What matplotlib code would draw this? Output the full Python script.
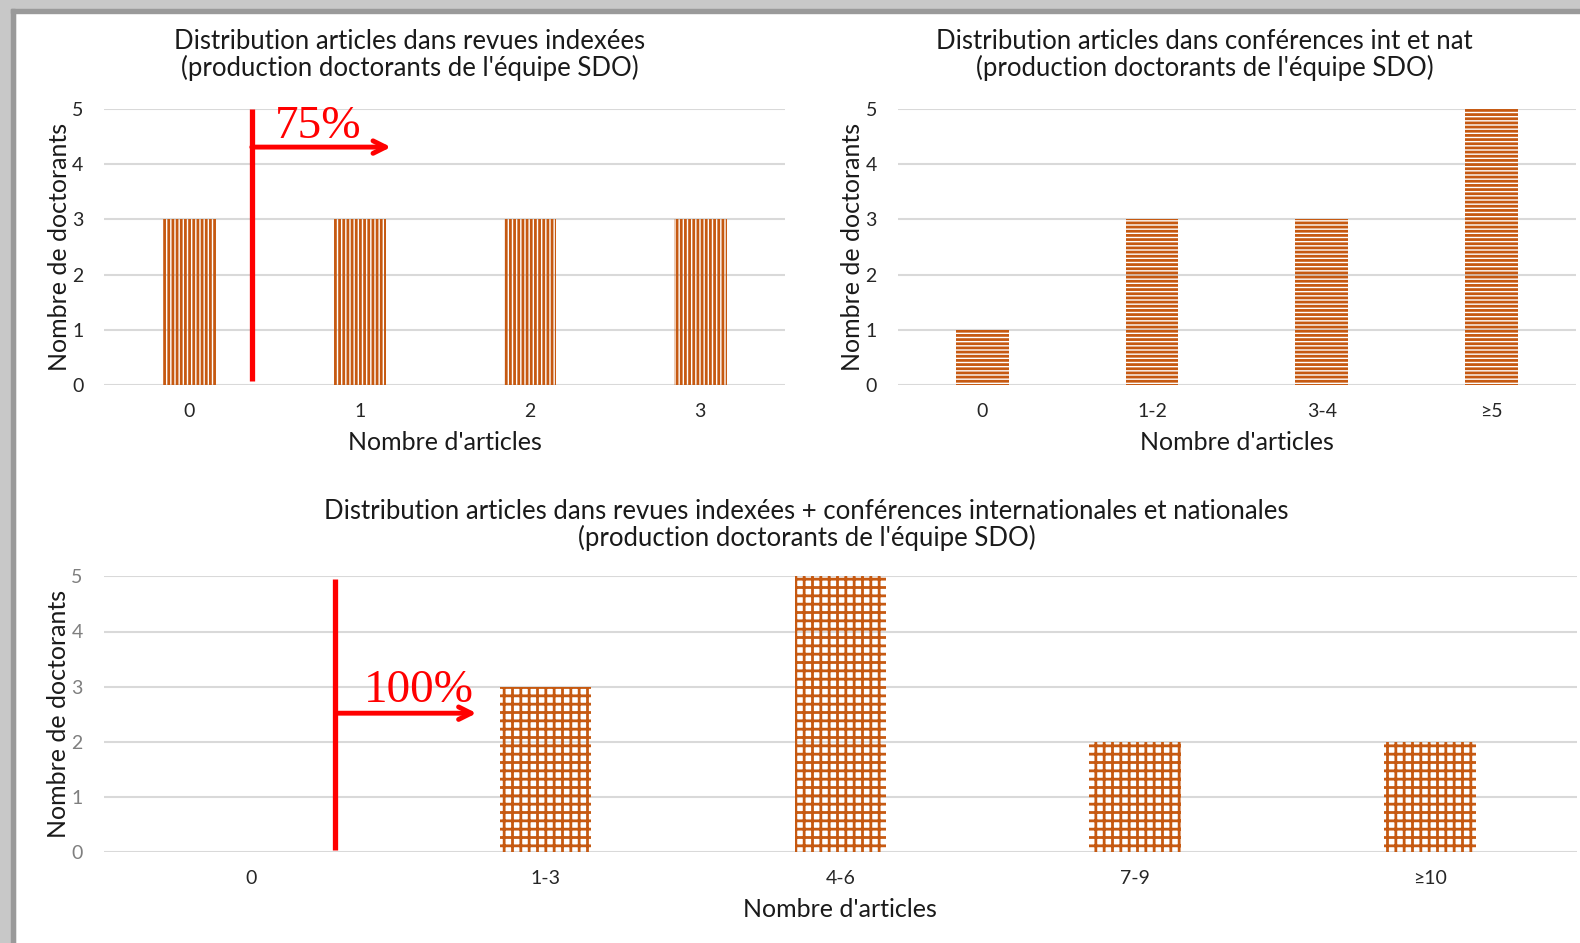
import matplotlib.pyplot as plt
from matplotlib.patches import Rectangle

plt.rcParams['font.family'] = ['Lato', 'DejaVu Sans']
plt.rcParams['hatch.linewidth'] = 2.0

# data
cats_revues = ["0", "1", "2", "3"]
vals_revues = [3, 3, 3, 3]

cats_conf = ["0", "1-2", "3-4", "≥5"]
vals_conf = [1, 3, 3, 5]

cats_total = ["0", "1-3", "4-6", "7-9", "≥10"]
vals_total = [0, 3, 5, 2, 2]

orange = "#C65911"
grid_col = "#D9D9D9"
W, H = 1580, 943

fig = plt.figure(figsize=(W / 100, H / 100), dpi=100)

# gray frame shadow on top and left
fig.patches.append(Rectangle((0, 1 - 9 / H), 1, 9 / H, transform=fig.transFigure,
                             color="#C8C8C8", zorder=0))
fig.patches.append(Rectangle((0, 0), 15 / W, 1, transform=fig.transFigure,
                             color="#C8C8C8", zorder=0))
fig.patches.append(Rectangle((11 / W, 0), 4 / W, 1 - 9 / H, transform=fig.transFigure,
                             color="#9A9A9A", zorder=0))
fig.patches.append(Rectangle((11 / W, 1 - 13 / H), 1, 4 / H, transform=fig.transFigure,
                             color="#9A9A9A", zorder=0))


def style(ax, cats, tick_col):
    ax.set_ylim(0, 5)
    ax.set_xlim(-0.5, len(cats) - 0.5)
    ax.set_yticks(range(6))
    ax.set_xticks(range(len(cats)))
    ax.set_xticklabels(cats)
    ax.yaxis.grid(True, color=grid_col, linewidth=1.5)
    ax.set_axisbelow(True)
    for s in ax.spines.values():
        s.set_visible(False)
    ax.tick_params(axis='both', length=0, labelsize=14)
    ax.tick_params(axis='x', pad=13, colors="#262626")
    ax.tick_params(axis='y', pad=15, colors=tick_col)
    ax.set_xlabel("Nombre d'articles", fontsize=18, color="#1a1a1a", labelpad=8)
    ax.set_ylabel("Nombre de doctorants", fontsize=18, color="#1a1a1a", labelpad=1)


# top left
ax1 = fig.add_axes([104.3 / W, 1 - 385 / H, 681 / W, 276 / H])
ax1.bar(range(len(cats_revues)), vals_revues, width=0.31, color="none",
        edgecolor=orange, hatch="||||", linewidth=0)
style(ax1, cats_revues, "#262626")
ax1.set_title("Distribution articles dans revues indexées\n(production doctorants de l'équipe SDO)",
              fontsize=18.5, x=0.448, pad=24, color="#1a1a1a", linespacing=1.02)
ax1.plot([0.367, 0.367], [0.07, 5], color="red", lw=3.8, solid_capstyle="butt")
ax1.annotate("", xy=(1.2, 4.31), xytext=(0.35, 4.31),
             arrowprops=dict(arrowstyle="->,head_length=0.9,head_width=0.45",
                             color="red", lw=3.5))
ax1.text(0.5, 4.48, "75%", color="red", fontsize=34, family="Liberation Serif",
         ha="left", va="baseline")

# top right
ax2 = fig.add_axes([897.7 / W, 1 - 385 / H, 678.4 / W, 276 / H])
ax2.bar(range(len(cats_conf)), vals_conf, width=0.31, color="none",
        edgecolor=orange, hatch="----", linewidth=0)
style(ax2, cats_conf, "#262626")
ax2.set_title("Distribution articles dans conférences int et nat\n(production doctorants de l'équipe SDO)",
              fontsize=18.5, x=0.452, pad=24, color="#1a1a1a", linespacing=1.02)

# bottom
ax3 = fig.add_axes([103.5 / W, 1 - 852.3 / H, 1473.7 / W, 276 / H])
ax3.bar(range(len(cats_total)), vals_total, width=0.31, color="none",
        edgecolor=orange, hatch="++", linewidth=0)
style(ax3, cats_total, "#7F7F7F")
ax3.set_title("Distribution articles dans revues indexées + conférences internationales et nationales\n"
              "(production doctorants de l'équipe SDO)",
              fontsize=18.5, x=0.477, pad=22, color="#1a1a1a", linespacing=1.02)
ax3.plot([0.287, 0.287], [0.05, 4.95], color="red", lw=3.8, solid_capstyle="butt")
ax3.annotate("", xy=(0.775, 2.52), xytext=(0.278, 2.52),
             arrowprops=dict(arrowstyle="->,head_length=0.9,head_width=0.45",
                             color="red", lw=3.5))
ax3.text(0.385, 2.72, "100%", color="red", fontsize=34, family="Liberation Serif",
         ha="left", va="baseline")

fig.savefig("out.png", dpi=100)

Exercise instructions →
Pictures are excluded; extract exactly the lines from the start of the data through the line that holds "fig = plt.figure(figsize=(W", both ends included.

Exercise response →
What matplotlib code would draw this? Output the full Python script.
import matplotlib.pyplot as plt
from matplotlib.patches import Rectangle

plt.rcParams['font.family'] = ['Lato', 'DejaVu Sans']
plt.rcParams['hatch.linewidth'] = 2.0

# data
cats_revues = ["0", "1", "2", "3"]
vals_revues = [3, 3, 3, 3]

cats_conf = ["0", "1-2", "3-4", "≥5"]
vals_conf = [1, 3, 3, 5]

cats_total = ["0", "1-3", "4-6", "7-9", "≥10"]
vals_total = [0, 3, 5, 2, 2]

orange = "#C65911"
grid_col = "#D9D9D9"
W, H = 1580, 943

fig = plt.figure(figsize=(W / 100, H / 100), dpi=100)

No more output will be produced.